- Data shown

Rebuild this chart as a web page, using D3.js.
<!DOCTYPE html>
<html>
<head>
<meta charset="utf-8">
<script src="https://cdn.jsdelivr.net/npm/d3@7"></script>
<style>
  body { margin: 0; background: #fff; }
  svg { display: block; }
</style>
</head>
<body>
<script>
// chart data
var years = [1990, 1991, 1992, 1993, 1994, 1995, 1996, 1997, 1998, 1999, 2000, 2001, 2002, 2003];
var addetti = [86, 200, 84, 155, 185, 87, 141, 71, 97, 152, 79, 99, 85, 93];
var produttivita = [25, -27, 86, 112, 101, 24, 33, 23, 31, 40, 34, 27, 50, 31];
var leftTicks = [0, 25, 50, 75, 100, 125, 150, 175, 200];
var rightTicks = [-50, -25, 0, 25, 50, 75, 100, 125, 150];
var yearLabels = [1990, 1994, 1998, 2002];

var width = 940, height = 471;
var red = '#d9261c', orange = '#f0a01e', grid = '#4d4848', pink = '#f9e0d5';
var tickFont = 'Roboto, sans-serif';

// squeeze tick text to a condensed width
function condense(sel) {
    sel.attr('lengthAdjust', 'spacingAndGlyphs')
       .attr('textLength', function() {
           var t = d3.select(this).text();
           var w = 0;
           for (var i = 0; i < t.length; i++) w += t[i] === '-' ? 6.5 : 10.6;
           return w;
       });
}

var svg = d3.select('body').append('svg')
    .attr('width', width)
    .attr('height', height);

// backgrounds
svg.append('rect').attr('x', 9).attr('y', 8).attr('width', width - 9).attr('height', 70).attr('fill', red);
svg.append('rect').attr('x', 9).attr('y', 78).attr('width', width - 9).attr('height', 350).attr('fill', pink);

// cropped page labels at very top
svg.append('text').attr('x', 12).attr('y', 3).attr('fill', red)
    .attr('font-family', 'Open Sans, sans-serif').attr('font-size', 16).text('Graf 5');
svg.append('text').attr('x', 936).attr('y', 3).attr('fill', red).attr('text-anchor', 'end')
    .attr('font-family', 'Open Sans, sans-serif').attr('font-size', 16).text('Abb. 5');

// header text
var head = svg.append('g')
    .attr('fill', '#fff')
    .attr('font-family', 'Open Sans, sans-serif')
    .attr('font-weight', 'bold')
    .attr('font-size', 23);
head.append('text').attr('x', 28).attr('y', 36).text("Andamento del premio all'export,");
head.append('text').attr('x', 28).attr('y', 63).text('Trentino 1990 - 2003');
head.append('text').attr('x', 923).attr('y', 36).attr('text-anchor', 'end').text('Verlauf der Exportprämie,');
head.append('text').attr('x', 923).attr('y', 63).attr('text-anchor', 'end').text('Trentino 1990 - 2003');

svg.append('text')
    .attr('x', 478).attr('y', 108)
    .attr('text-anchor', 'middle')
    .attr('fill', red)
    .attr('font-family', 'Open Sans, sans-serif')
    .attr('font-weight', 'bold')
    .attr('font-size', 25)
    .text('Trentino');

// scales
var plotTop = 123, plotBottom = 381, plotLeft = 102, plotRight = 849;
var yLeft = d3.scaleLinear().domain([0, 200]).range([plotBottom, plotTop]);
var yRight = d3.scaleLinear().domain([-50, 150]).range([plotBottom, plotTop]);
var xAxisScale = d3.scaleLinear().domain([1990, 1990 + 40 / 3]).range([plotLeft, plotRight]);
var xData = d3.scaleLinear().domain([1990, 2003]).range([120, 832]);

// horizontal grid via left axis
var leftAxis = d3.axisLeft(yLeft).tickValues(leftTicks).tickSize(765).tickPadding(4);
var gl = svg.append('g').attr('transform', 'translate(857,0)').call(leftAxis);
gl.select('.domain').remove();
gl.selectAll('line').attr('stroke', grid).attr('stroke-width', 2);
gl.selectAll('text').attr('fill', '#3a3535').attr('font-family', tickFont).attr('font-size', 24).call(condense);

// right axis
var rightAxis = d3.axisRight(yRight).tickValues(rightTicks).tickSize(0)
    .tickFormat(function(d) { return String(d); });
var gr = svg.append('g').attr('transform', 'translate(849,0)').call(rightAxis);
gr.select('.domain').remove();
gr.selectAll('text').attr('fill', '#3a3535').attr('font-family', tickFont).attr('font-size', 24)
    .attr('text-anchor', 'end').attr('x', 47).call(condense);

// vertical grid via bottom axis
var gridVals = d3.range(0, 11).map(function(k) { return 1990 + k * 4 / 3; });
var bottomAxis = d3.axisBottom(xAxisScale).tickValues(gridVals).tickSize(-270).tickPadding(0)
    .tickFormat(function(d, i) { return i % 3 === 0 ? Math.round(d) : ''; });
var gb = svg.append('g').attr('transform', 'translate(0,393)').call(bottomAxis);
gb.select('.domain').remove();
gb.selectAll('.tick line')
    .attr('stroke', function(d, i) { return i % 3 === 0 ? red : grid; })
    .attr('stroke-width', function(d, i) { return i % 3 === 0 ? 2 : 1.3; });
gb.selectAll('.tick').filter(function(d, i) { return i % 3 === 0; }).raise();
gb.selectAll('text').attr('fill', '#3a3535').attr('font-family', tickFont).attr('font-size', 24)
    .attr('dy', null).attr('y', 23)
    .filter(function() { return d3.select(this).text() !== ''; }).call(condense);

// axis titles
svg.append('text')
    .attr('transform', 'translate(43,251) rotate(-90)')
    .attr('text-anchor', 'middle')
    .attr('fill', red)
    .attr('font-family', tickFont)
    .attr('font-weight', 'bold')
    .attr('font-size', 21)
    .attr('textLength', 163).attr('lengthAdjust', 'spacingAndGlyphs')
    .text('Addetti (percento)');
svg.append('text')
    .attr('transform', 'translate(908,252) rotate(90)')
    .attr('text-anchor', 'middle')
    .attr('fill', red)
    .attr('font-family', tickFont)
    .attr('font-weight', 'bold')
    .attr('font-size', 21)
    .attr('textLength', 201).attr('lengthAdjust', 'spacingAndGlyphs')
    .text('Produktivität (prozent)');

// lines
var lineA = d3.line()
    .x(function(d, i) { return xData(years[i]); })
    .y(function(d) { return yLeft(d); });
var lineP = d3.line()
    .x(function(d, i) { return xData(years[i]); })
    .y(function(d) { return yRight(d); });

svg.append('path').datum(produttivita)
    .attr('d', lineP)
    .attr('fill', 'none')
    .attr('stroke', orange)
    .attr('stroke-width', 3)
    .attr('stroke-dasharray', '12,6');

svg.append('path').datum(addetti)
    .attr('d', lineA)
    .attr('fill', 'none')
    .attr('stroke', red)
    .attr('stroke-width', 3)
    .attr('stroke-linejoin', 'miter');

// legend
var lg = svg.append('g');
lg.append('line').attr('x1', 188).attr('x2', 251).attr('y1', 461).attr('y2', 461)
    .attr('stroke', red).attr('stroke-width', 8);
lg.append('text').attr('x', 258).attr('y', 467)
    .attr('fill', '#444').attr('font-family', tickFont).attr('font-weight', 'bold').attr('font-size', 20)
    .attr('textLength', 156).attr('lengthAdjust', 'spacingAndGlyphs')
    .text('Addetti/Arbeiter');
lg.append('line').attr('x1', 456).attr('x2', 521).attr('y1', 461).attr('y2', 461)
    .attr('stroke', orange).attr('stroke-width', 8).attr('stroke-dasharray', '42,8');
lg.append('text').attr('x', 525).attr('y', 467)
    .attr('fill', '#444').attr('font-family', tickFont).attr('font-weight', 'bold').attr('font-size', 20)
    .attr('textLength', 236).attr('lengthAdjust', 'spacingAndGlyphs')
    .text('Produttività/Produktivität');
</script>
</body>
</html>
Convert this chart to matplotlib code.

- Objective
Extract every record and return it verbatim.

- Response to this exercise
Rebuild this chart as a web page, using D3.js.
<!DOCTYPE html>
<html>
<head>
<meta charset="utf-8">
<script src="https://cdn.jsdelivr.net/npm/d3@7"></script>
<style>
  body { margin: 0; background: #fff; }
  svg { display: block; }
</style>
</head>
<body>
<script>
// chart data
var years = [1990, 1991, 1992, 1993, 1994, 1995, 1996, 1997, 1998, 1999, 2000, 2001, 2002, 2003];
var addetti = [86, 200, 84, 155, 185, 87, 141, 71, 97, 152, 79, 99, 85, 93];
var produttivita = [25, -27, 86, 112, 101, 24, 33, 23, 31, 40, 34, 27, 50, 31];
var leftTicks = [0, 25, 50, 75, 100, 125, 150, 175, 200];
var rightTicks = [-50, -25, 0, 25, 50, 75, 100, 125, 150];
var yearLabels = [1990, 1994, 1998, 2002];

var width = 940, height = 471;
var red = '#d9261c', orange = '#f0a01e', grid = '#4d4848', pink = '#f9e0d5';
var tickFont = 'Roboto, sans-serif';

// squeeze tick text to a condensed width
function condense(sel) {
    sel.attr('lengthAdjust', 'spacingAndGlyphs')
       .attr('textLength', function() {
           var t = d3.select(this).text();
           var w = 0;
           for (var i = 0; i < t.length; i++) w += t[i] === '-' ? 6.5 : 10.6;
           return w;
       });
}

var svg = d3.select('body').append('svg')
    .attr('width', width)
    .attr('height', height);

// backgrounds
svg.append('rect').attr('x', 9).attr('y', 8).attr('width', width - 9).attr('height', 70).attr('fill', red);
svg.append('rect').attr('x', 9).attr('y', 78).attr('width', width - 9).attr('height', 350).attr('fill', pink);

// cropped page labels at very top
svg.append('text').attr('x', 12).attr('y', 3).attr('fill', red)
    .attr('font-family', 'Open Sans, sans-serif').attr('font-size', 16).text('Graf 5');
svg.append('text').attr('x', 936).attr('y', 3).attr('fill', red).attr('text-anchor', 'end')
    .attr('font-family', 'Open Sans, sans-serif').attr('font-size', 16).text('Abb. 5');

// header text
var head = svg.append('g')
    .attr('fill', '#fff')
    .attr('font-family', 'Open Sans, sans-serif')
    .attr('font-weight', 'bold')
    .attr('font-size', 23);
head.append('text').attr('x', 28).attr('y', 36).text("Andamento del premio all'export,");
head.append('text').attr('x', 28).attr('y', 63).text('Trentino 1990 - 2003');
head.append('text').attr('x', 923).attr('y', 36).attr('text-anchor', 'end').text('Verlauf der Exportprämie,');
head.append('text').attr('x', 923).attr('y', 63).attr('text-anchor', 'end').text('Trentino 1990 - 2003');

svg.append('text')
    .attr('x', 478).attr('y', 108)
    .attr('text-anchor', 'middle')
    .attr('fill', red)
    .attr('font-family', 'Open Sans, sans-serif')
    .attr('font-weight', 'bold')
    .attr('font-size', 25)
    .text('Trentino');

// scales
var plotTop = 123, plotBottom = 381, plotLeft = 102, plotRight = 849;
var yLeft = d3.scaleLinear().domain([0, 200]).range([plotBottom, plotTop]);
var yRight = d3.scaleLinear().domain([-50, 150]).range([plotBottom, plotTop]);
var xAxisScale = d3.scaleLinear().domain([1990, 1990 + 40 / 3]).range([plotLeft, plotRight]);
var xData = d3.scaleLinear().domain([1990, 2003]).range([120, 832]);

// horizontal grid via left axis
var leftAxis = d3.axisLeft(yLeft).tickValues(leftTicks).tickSize(765).tickPadding(4);
var gl = svg.append('g').attr('transform', 'translate(857,0)').call(leftAxis);
gl.select('.domain').remove();
gl.selectAll('line').attr('stroke', grid).attr('stroke-width', 2);
gl.selectAll('text').attr('fill', '#3a3535').attr('font-family', tickFont).attr('font-size', 24).call(condense);

// right axis
var rightAxis = d3.axisRight(yRight).tickValues(rightTicks).tickSize(0)
    .tickFormat(function(d) { return String(d); });
var gr = svg.append('g').attr('transform', 'translate(849,0)').call(rightAxis);
gr.select('.domain').remove();
gr.selectAll('text').attr('fill', '#3a3535').attr('font-family', tickFont).attr('font-size', 24)
    .attr('text-anchor', 'end').attr('x', 47).call(condense);

// vertical grid via bottom axis
var gridVals = d3.range(0, 11).map(function(k) { return 1990 + k * 4 / 3; });
var bottomAxis = d3.axisBottom(xAxisScale).tickValues(gridVals).tickSize(-270).tickPadding(0)
    .tickFormat(function(d, i) { return i % 3 === 0 ? Math.round(d) : ''; });
var gb = svg.append('g').attr('transform', 'translate(0,393)').call(bottomAxis);
gb.select('.domain').remove();
gb.selectAll('.tick line')
    .attr('stroke', function(d, i) { return i % 3 === 0 ? red : grid; })
    .attr('stroke-width', function(d, i) { return i % 3 === 0 ? 2 : 1.3; });
gb.selectAll('.tick').filter(function(d, i) { return i % 3 === 0; }).raise();
gb.selectAll('text').attr('fill', '#3a3535').attr('font-family', tickFont).attr('font-size', 24)
    .attr('dy', null).attr('y', 23)
    .filter(function() { return d3.select(this).text() !== ''; }).call(condense);

// axis titles
svg.append('text')
    .attr('transform', 'translate(43,251) rotate(-90)')
    .attr('text-anchor', 'middle')
    .attr('fill', red)
    .attr('font-family', tickFont)
    .attr('font-weight', 'bold')
    .attr('font-size', 21)
    .attr('textLength', 163).attr('lengthAdjust', 'spacingAndGlyphs')
    .text('Addetti (percento)');
svg.append('text')
    .attr('transform', 'translate(908,252) rotate(90)')
    .attr('text-anchor', 'middle')
    .attr('fill', red)
    .attr('font-family', tickFont)
    .attr('font-weight', 'bold')
    .attr('font-size', 21)
    .attr('textLength', 201).attr('lengthAdjust', 'spacingAndGlyphs')
    .text('Produktivität (prozent)');

// lines
var lineA = d3.line()
    .x(function(d, i) { return xData(years[i]); })
    .y(function(d) { return yLeft(d); });
var lineP = d3.line()
    .x(function(d, i) { return xData(years[i]); })
    .y(function(d) { return yRight(d); });

svg.append('path').datum(produttivita)
    .attr('d', lineP)
    .attr('fill', 'none')
    .attr('stroke', orange)
    .attr('stroke-width', 3)
    .attr('stroke-dasharray', '12,6');

svg.append('path').datum(addetti)
    .attr('d', lineA)
    .attr('fill', 'none')
    .attr('stroke', red)
    .attr('stroke-width', 3)
    .attr('stroke-linejoin', 'miter');

// legend
var lg = svg.append('g');
lg.append('line').attr('x1', 188).attr('x2', 251).attr('y1', 461).attr('y2', 461)
    .attr('stroke', red).attr('stroke-width', 8);
lg.append('text').attr('x', 258).attr('y', 467)
    .attr('fill', '#444').attr('font-family', tickFont).attr('font-weight', 'bold').attr('font-size', 20)
    .attr('textLength', 156).attr('lengthAdjust', 'spacingAndGlyphs')
    .text('Addetti/Arbeiter');
lg.append('line').attr('x1', 456).attr('x2', 521).attr('y1', 461).attr('y2', 461)
    .attr('stroke', orange).attr('stroke-width', 8).attr('stroke-dasharray', '42,8');
lg.append('text').attr('x', 525).attr('y', 467)
    .attr('fill', '#444').attr('font-family', tickFont).attr('font-weight', 'bold').attr('font-size', 20)
    .attr('textLength', 236).attr('lengthAdjust', 'spacingAndGlyphs')
    .text('Produttività/Produktivität');
</script>
</body>
</html>
Convert this chart to matplotlib code.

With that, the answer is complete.